The advantage was a lot of learning and growth & development, we too grew fast as individuals.
In spite of the high growth, the firm maintained its purpose, culture, values, and people-friendly agenda which was based on trust in leadership.
Also, the investment in the latest technologies, world-class methodologies, and infrastructure has been tremendous.
I was there at the right time and at the right place and decided very early that this could be “The Firm” till my retirement!
What helped me stay in one firm for 32 years
Even back in the 90s, my peers would change several jobs before settling down.
I learned from their experience and said I will not be a rolling stone, provided there are no reasons for me to leave the firm.
Some other reasons for me to continue at the same firm were:
Recognition by Seniors: I will not say that it was an easy ride. I was working sometimes seven days a week but my work was recognised by my seniors & mentors in the Firm. They helped me grow in the Firm.
Challenging work: Every day was different with new types of challenges, different types of clients and there was a chance to develop my own team. So, I was content in my professional life.
I kept growing in my role and also as a professional: I was an engagement leader, a senior client relationship partner, and a trusted advisor who solved complex problems of clients, people, and the firm relating to governance, accounting, auditing, corporate laws, regulatory matters etc.
Personality development: I was groomed by the firm where I had the chance to develop my personality. I was sent on secondment to the US where I worked alongside people from different countries and cultures enhancing my personality.
Social initiatives: I had the opportunity of being on the Central Council of The Institute of Chartered Accountants of India (ICAI). In fact, when I contested the elections in 2004 & 2006 the entire firm rallied for me and supported me and I won those elections twice. I began to understand and appreciate the issues of the entire profession. I gave a very balanced view at the council and I did not just talk about the big four. Got opportunities to chair many important Boards/committees and develop a network of related professionals.

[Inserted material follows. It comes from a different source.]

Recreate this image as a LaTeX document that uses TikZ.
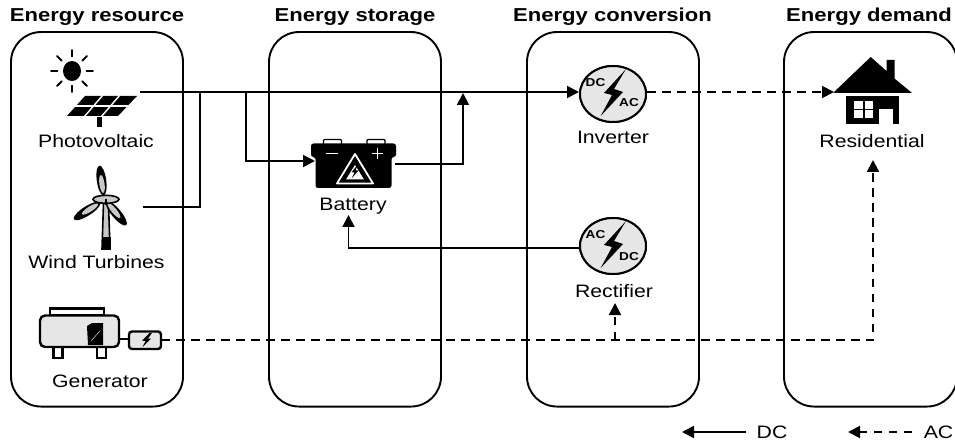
\documentclass[tikz,border=0pt]{standalone}
\usepackage{fontspec}
\setmainfont[FakeStretch=1.18]{Liberation Sans}
\usetikzlibrary{arrows.meta,shapes.geometric,calc}
\definecolor{iconfill}{HTML}{E6E6E6}
\definecolor{bladefill}{HTML}{C8C8C8}
\tikzset{
  stagebox/.style={draw,line width=1.9pt,rounded corners=30pt,minimum height=374.5pt,minimum width=172pt,inner sep=0pt},
  header/.style={font=\fontsize{18.7}{20}\selectfont\bfseries,inner sep=0pt},
  lbl/.style={font=\fontsize{18}{20}\selectfont,inner sep=0pt},
  conv/.style={draw,line width=2pt,fill=iconfill,ellipse,minimum width=66pt,minimum height=56pt,inner sep=0pt},
  convtext/.style={font=\fontsize{11.5}{12}\selectfont\bfseries,inner sep=0pt},
  dcline/.style={line width=1.9pt},
  acline/.style={line width=1.9pt,dash pattern=on 8.5pt off 6.5pt},
  tipped/.style={-{Triangle[length=12pt,width=12pt]}},
  iconline/.style={line width=2.4pt,draw=black},
  myray/.style={line width=1.9pt,line cap=round},
}
\newcommand{\mybolt}[1]{%
  \fill ($(#1)+(13,-25)$) -- ($(#1)+(-9,-1)$) -- ($(#1)+(-1,1)$) -- ($(#1)+(-12.3,22)$) -- ($(#1)+(10,-2)$) -- ($(#1)+(1,-5)$) -- cycle;}
\newcommand{\myblade}[4]{%
  \fill[rotate around={#4:(#1,#2)}] (#1,#2) ellipse [x radius=#3,y radius=4.7];
  \fill[bladefill,rotate around={#4:(#1,#2)}] ($(#1,#2)+(-3.5,0)$) ellipse [x radius=#3-6,y radius=2.6];}
\begin{document}
\begin{tikzpicture}[x=1pt,y=-1pt]
\useasboundingbox (0,0) rectangle (955,446);
\clip (0,0) rectangle (955,446);

% stage boxes
\node[stagebox] (res) at (97,219.3) {};
\node[stagebox] (sto) at (355,219.3) {};
\node[stagebox] (con) at (613,219.3) {};
\node[stagebox,minimum width=173pt] (dem) at (870.5,219.3) {};

% headers
\node[header] (h1) at (97,17) {Energy resource};
\node[header] (h2) at (355,17) {Energy storage};
\node[header] (h3) at (612.5,17) {Energy conversion};
\node[header] (h4) at (869,17) {Energy demand};

% anchor points
\coordinate (pv) at (140,92);
\coordinate (wt) at (143,206.7);
\coordinate (j1) at (200,92);
\coordinate (j1b) at (200,206.7);
\coordinate (j2) at (246,92);
\coordinate (j2b) at (246,161);
\coordinate (batin) at (315,161);
\coordinate (batout) at (395,164);
\coordinate (j3b) at (463,164);
\coordinate (j3) at (463,92);
\coordinate (batbottom) at (348.5,215);
\coordinate (gen) at (161,340);
\coordinate (j4) at (615,340);
\coordinate (j5) at (873,340);
\coordinate (recin) at (615,303);
\coordinate (resin) at (873,160);
\coordinate (house) at (834,92);

% converters
\node[conv] (inv) at (613,94) {};
\node[conv] (rec) at (613,246) {};

% DC connectors
\draw[dcline,tipped] (pv) -- (inv.west |- pv);
\draw[dcline] (wt) -- (j1b) -- (j1);
\draw[dcline,tipped] (j2) -- (j2b) -- (batin);
\draw[dcline,tipped] (batout) -- (j3b) -- (j3 |- 0,93);
\draw[dcline,tipped] (rec.west |- 0,248) -- (batbottom |- 0,248) -- (batbottom);

% AC connectors
\draw[acline] (inv.east |- pv) -- ($(house)+(-8,0)$);
\draw[tipped,line width=1.9pt] ($(house)+(-3,0)$) -- (house);
\draw[acline] (gen) -- (j5) -- ($(resin)+(0,10)$);
\draw[tipped,line width=1.9pt] ($(resin)+(0,5)$) -- (resin);
\draw[acline] (j4) -- ($(recin)+(0,10)$);
\draw[tipped,line width=1.9pt] ($(recin)+(0,5)$) -- (recin);

% converter icons redrawn on top of lines
\node[conv] (inv2) at (613,94) {};
\node[conv] (rec2) at (613,246) {};
\mybolt{inv2}
\mybolt{rec2}
\node[convtext] (t1) at (595.5,83) {DC};
\node[convtext] (t2) at (629,103) {AC};
\node[convtext] (t3) at (595.5,235) {AC};
\node[convtext] (t4) at (629,257) {DC};

% sun
\fill (72,71) ellipse [x radius=9,y radius=10];
\foreach \a in {0,45,...,315}
  \draw[myray] ($(72,71)+({14.5*cos(\a)},{14.5*sin(\a)})$) -- ($(72,71)+({21*cos(\a)},{21*sin(\a)})$);

% solar panel
\fill (85,96) -- (137,96) -- (118,116) -- (67,116) -- cycle;
\draw[white,line width=1.2pt] (74,106) -- (130,106);
\draw[white,line width=1.4pt] (103,95) -- (84,117) (120,95) -- (101,117);
\fill (97,117) rectangle (102,127);

% wind turbine
\draw[line width=1.6pt,fill=bladefill] (103.5,203) -- (108.5,203) -- (110,249) -- (102,249) -- cycle;
\fill (101.5,237) rectangle (110.5,249);
\myblade{101.5}{180.5}{15}{98}
\myblade{87}{211}{15.5}{212.5}
\myblade{116.3}{213.3}{15.5}{-50}
\draw[line width=1.6pt,fill=bladefill] (106,199.3) ellipse [x radius=13,y radius=4];
\draw[line width=1.4pt] (106,199) -- (106,205);

% generator
\draw[iconline,fill=white] (50,315) rectangle (104,308.5);
\draw[iconline,fill=white] (53.5,347) rectangle (62.5,358);
\draw[iconline,fill=white] (97,347) rectangle (106,358);
\draw[iconline,fill=iconfill,rounded corners=5pt] (40,315.5) rectangle (119,347);
\fill (87,326) -- (92,323) -- (103,323) -- (103,345) -- (88,345) -- cycle;
\draw[white,line width=.4pt] (91,341) -- (100,331);
\draw[iconline] (119,339) -- (129,339);
\draw[iconline,fill=iconfill,rounded corners=3pt] (129,331.5) rectangle (161,349);
\fill (149.5,333) -- (142,340.5) -- (145.5,341) -- (142.5,347) -- (151,338.5) -- (148,338.5) -- (152,333) -- cycle;

% battery
\fill[white] (323,139) rectangle (342,145);
\fill[white] (367,139) rectangle (385,145);
\draw[line width=1.3pt,rounded corners=1pt] (323.5,145) -- (323.5,139.5) -- (341.5,139.5) -- (341.5,145);
\draw[line width=1.3pt,rounded corners=1pt] (367,145) -- (367,139.5) -- (385,139.5) -- (385,145);
\fill[rounded corners=2.5pt] (311,143.5) -- (396,143.5) -- (396,157) -- (391.5,157) -- (391.5,188) -- (315.5,188) -- (315.5,157) -- (311,157) -- cycle;
\draw[white,line width=1.7pt] (326,153.5) -- (338,153.5) (372,153.5) -- (383,153.5) (377.5,148) -- (377.5,159);
\draw[white,line width=1.8pt,line join=round] (355,154) -- (373,183.5) -- (337,183.5) -- cycle;
\fill[white] (355,165) -- (364,179.5) -- (346,179.5) -- cycle;
\fill (358,164) -- (351.5,172.5) -- (354.5,172.5) -- (351.5,178.5) -- (358.5,170.5) -- (355.5,170.5) -- cycle;

% house
\fill (870.7,57) -- (886.5,71) -- (886.5,60) -- (894.5,60) -- (894.5,78.5) -- (912,93) -- (833,93) -- cycle;
\fill (845.7,96) rectangle (899.3,124);
\fill[white] (854,100.7) rectangle (873.3,118.3);
\draw[line width=1.8pt] (863.7,100.7) -- (863.7,118.3) (854,109.5) -- (873.3,109.5);
\fill[white] (879.3,109) rectangle (893.3,124);

% labels
\node[lbl] (l1) at (96,141.5) {Photovoltaic};
\node[lbl] (l2) at (96.5,262.5) {Wind Turbines};
\node[lbl] (l3) at (100,381.5) {Generator};
\node[lbl] (l4) at (353,206) {Battery};
\node[lbl] (l5) at (613,137.5) {Inverter};
\node[lbl] (l6) at (614,291.5) {Rectifier};
\node[lbl] (l7) at (872,141.5) {Residential};

% legend
\node[lbl] (dctext) at (772,432.5) {DC};
\node[lbl] (actext) at (938.5,432.5) {AC};
\coordinate (dcl1) at (746,432);
\coordinate (dcl2) at (682,432);
\coordinate (acl1) at (912,432);
\coordinate (acl2) at (848,432);
\draw[dcline,tipped] (dcl1) -- (dcl2);
\draw[acline] (acl1) -- ($(acl2)+(8,0)$);
\draw[tipped,line width=1.9pt] ($(acl2)+(3,0)$) -- (acl2);
\end{tikzpicture}
\end{document}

As part of my volunteering initiatives, I got the opportunity to be the President & founding member of the Alumni Association of my college for the last 12 years, helping out students, members, and the college in various initiatives.
I could also balance my personal life in spite of such hard work.
What more could one ask for?
When I joined the firm, the setup obviously was much smaller. There was a one-to-one connection between the leader and the people. This connection tends to get lost when the Firm is on a high growth path.
Thus the best advice I can give to a leader of any large organisation is to form small groups and give attention to what that millennial or Gen Z kid has to say.
Have regular conversations with them to understand their mindset & communicate the purpose & culture of the organisation to them and how their role fits in achieving collective goals.
The days of patriarchal leadership style are long gone and dead.
Also, the youngsters should realise that organisations survive on talent. Sooner or later the seniors/ mentors will spot them for further growth and development of the organisation.
All this is possible if the youngsters can place trust in the organisation, seniors, mentors, and have the passion and perseverance to reach their goals!
Most organisations today look for people beyond their technical skills.
A person has to develop his personality and be effective in his communication.
When I meet a person, I have to picture that person in front of my clients. He or she has to think on their feet and be able to effectively communicate their point of view which is aligned with the firm’s position.
Our clients are demanding at times and can be progressive. Growth-oriented companies have a presence in multiple countries adding to the complexity.
Lastly, I am looking forward to my next golden phase of life which promises to be fulfilling.
And I hope to share my experience and wisdom gained over the years to the benefit of corporates, startups, society, and of course my grandchildren, family, and friends.